[Problem requirements]:
Give a verbatim copy of the lines below, minus the pictures.

[Given material]:
§ §
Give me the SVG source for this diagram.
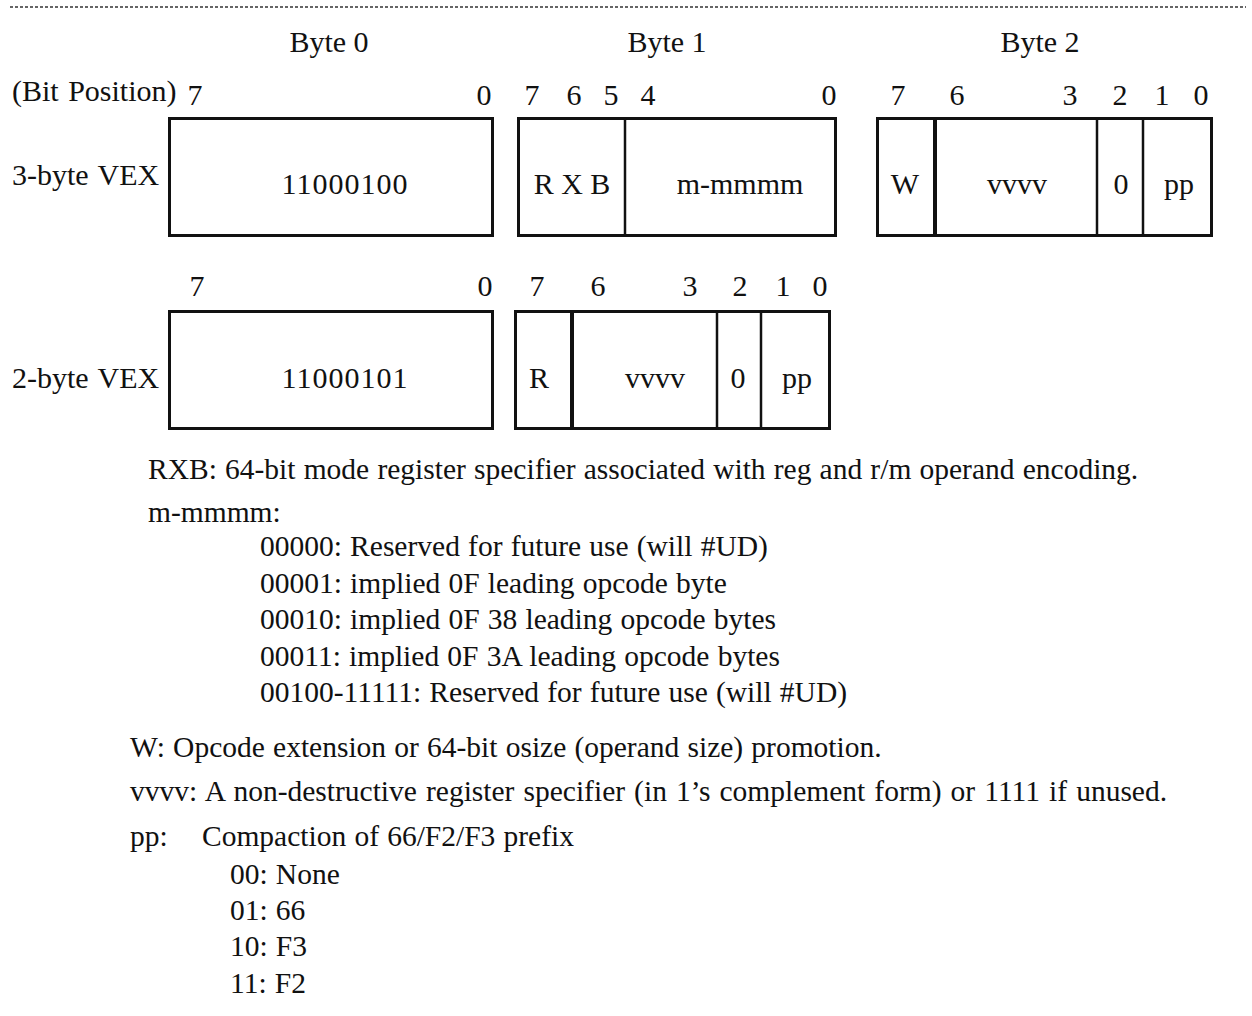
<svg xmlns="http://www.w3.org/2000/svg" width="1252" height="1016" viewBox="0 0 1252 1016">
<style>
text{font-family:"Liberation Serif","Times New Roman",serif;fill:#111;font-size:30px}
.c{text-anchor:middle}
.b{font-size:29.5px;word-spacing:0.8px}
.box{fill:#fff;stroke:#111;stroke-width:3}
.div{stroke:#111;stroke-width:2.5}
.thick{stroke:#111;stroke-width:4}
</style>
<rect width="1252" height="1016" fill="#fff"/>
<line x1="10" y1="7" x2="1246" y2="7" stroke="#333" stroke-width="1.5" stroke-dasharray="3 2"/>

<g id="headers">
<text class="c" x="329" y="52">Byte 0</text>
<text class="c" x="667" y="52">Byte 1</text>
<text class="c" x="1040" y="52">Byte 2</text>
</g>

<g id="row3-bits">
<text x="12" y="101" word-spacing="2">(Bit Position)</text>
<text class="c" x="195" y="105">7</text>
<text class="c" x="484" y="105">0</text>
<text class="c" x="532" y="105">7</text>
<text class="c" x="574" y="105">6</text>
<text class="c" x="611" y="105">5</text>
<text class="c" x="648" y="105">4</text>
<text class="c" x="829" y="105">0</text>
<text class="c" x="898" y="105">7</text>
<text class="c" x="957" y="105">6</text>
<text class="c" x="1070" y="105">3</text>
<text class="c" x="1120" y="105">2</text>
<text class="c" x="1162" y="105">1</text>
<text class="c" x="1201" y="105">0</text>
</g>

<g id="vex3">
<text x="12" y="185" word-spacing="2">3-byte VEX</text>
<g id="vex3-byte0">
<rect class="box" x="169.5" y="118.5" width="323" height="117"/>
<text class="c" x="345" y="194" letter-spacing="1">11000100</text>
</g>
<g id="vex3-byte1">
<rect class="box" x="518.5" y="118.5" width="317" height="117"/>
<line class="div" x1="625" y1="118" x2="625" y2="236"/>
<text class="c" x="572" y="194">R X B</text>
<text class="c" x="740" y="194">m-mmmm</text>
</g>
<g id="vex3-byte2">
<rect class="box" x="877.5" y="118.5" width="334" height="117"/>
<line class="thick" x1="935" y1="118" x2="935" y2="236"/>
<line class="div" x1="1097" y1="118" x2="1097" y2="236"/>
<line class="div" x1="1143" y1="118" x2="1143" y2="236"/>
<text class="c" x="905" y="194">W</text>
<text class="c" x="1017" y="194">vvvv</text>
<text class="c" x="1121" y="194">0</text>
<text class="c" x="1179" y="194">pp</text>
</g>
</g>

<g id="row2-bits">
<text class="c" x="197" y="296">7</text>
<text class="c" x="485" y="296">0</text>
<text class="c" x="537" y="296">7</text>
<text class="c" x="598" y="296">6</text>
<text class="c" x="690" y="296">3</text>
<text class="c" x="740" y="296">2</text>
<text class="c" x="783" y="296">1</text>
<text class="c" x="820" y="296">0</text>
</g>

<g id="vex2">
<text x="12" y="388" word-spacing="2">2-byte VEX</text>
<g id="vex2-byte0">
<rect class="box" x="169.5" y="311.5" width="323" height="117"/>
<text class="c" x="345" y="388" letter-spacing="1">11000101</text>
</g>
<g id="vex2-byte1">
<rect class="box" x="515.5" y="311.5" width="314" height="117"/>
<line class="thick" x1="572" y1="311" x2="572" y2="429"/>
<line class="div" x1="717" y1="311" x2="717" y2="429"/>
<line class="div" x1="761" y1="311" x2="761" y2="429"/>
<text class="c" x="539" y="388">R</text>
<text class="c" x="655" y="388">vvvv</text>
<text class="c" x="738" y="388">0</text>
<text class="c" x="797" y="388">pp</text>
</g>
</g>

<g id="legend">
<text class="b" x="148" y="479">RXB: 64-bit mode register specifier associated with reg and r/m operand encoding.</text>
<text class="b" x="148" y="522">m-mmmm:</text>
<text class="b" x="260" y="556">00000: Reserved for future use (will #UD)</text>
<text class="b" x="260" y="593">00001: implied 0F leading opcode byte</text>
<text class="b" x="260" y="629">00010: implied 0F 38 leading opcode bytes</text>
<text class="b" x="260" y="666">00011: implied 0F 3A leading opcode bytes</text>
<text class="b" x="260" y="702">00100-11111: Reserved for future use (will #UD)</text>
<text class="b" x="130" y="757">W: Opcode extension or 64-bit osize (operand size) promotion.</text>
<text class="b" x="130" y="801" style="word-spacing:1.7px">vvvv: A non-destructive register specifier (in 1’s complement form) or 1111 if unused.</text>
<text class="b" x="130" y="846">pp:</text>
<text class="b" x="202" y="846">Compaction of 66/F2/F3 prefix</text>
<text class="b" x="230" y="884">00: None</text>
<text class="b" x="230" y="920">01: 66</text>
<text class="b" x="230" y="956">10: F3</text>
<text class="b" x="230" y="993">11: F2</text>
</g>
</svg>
§ §
[Exercise answer]:
Give me the SVG source for this diagram.
<svg xmlns="http://www.w3.org/2000/svg" width="1252" height="1016" viewBox="0 0 1252 1016">
<style>
text{font-family:"Liberation Serif","Times New Roman",serif;fill:#111;font-size:30px}
.c{text-anchor:middle}
.b{font-size:29.5px;word-spacing:0.8px}
.box{fill:#fff;stroke:#111;stroke-width:3}
.div{stroke:#111;stroke-width:2.5}
.thick{stroke:#111;stroke-width:4}
</style>
<rect width="1252" height="1016" fill="#fff"/>
<line x1="10" y1="7" x2="1246" y2="7" stroke="#333" stroke-width="1.5" stroke-dasharray="3 2"/>

<g id="headers">
<text class="c" x="329" y="52">Byte 0</text>
<text class="c" x="667" y="52">Byte 1</text>
<text class="c" x="1040" y="52">Byte 2</text>
</g>

<g id="row3-bits">
<text x="12" y="101" word-spacing="2">(Bit Position)</text>
<text class="c" x="195" y="105">7</text>
<text class="c" x="484" y="105">0</text>
<text class="c" x="532" y="105">7</text>
<text class="c" x="574" y="105">6</text>
<text class="c" x="611" y="105">5</text>
<text class="c" x="648" y="105">4</text>
<text class="c" x="829" y="105">0</text>
<text class="c" x="898" y="105">7</text>
<text class="c" x="957" y="105">6</text>
<text class="c" x="1070" y="105">3</text>
<text class="c" x="1120" y="105">2</text>
<text class="c" x="1162" y="105">1</text>
<text class="c" x="1201" y="105">0</text>
</g>

<g id="vex3">
<text x="12" y="185" word-spacing="2">3-byte VEX</text>
<g id="vex3-byte0">
<rect class="box" x="169.5" y="118.5" width="323" height="117"/>
<text class="c" x="345" y="194" letter-spacing="1">11000100</text>
</g>
<g id="vex3-byte1">
<rect class="box" x="518.5" y="118.5" width="317" height="117"/>
<line class="div" x1="625" y1="118" x2="625" y2="236"/>
<text class="c" x="572" y="194">R X B</text>
<text class="c" x="740" y="194">m-mmmm</text>
</g>
<g id="vex3-byte2">
<rect class="box" x="877.5" y="118.5" width="334" height="117"/>
<line class="thick" x1="935" y1="118" x2="935" y2="236"/>
<line class="div" x1="1097" y1="118" x2="1097" y2="236"/>
<line class="div" x1="1143" y1="118" x2="1143" y2="236"/>
<text class="c" x="905" y="194">W</text>
<text class="c" x="1017" y="194">vvvv</text>
<text class="c" x="1121" y="194">0</text>
<text class="c" x="1179" y="194">pp</text>
</g>
</g>

<g id="row2-bits">
<text class="c" x="197" y="296">7</text>
<text class="c" x="485" y="296">0</text>
<text class="c" x="537" y="296">7</text>
<text class="c" x="598" y="296">6</text>
<text class="c" x="690" y="296">3</text>
<text class="c" x="740" y="296">2</text>
<text class="c" x="783" y="296">1</text>
<text class="c" x="820" y="296">0</text>
</g>

<g id="vex2">
<text x="12" y="388" word-spacing="2">2-byte VEX</text>
<g id="vex2-byte0">
<rect class="box" x="169.5" y="311.5" width="323" height="117"/>
<text class="c" x="345" y="388" letter-spacing="1">11000101</text>
</g>
<g id="vex2-byte1">
<rect class="box" x="515.5" y="311.5" width="314" height="117"/>
<line class="thick" x1="572" y1="311" x2="572" y2="429"/>
<line class="div" x1="717" y1="311" x2="717" y2="429"/>
<line class="div" x1="761" y1="311" x2="761" y2="429"/>
<text class="c" x="539" y="388">R</text>
<text class="c" x="655" y="388">vvvv</text>
<text class="c" x="738" y="388">0</text>
<text class="c" x="797" y="388">pp</text>
</g>
</g>

<g id="legend">
<text class="b" x="148" y="479">RXB: 64-bit mode register specifier associated with reg and r/m operand encoding.</text>
<text class="b" x="148" y="522">m-mmmm:</text>
<text class="b" x="260" y="556">00000: Reserved for future use (will #UD)</text>
<text class="b" x="260" y="593">00001: implied 0F leading opcode byte</text>
<text class="b" x="260" y="629">00010: implied 0F 38 leading opcode bytes</text>
<text class="b" x="260" y="666">00011: implied 0F 3A leading opcode bytes</text>
<text class="b" x="260" y="702">00100-11111: Reserved for future use (will #UD)</text>
<text class="b" x="130" y="757">W: Opcode extension or 64-bit osize (operand size) promotion.</text>
<text class="b" x="130" y="801" style="word-spacing:1.7px">vvvv: A non-destructive register specifier (in 1’s complement form) or 1111 if unused.</text>
<text class="b" x="130" y="846">pp:</text>
<text class="b" x="202" y="846">Compaction of 66/F2/F3 prefix</text>
<text class="b" x="230" y="884">00: None</text>
<text class="b" x="230" y="920">01: 66</text>
<text class="b" x="230" y="956">10: F3</text>
<text class="b" x="230" y="993">11: F2</text>
</g>
</svg>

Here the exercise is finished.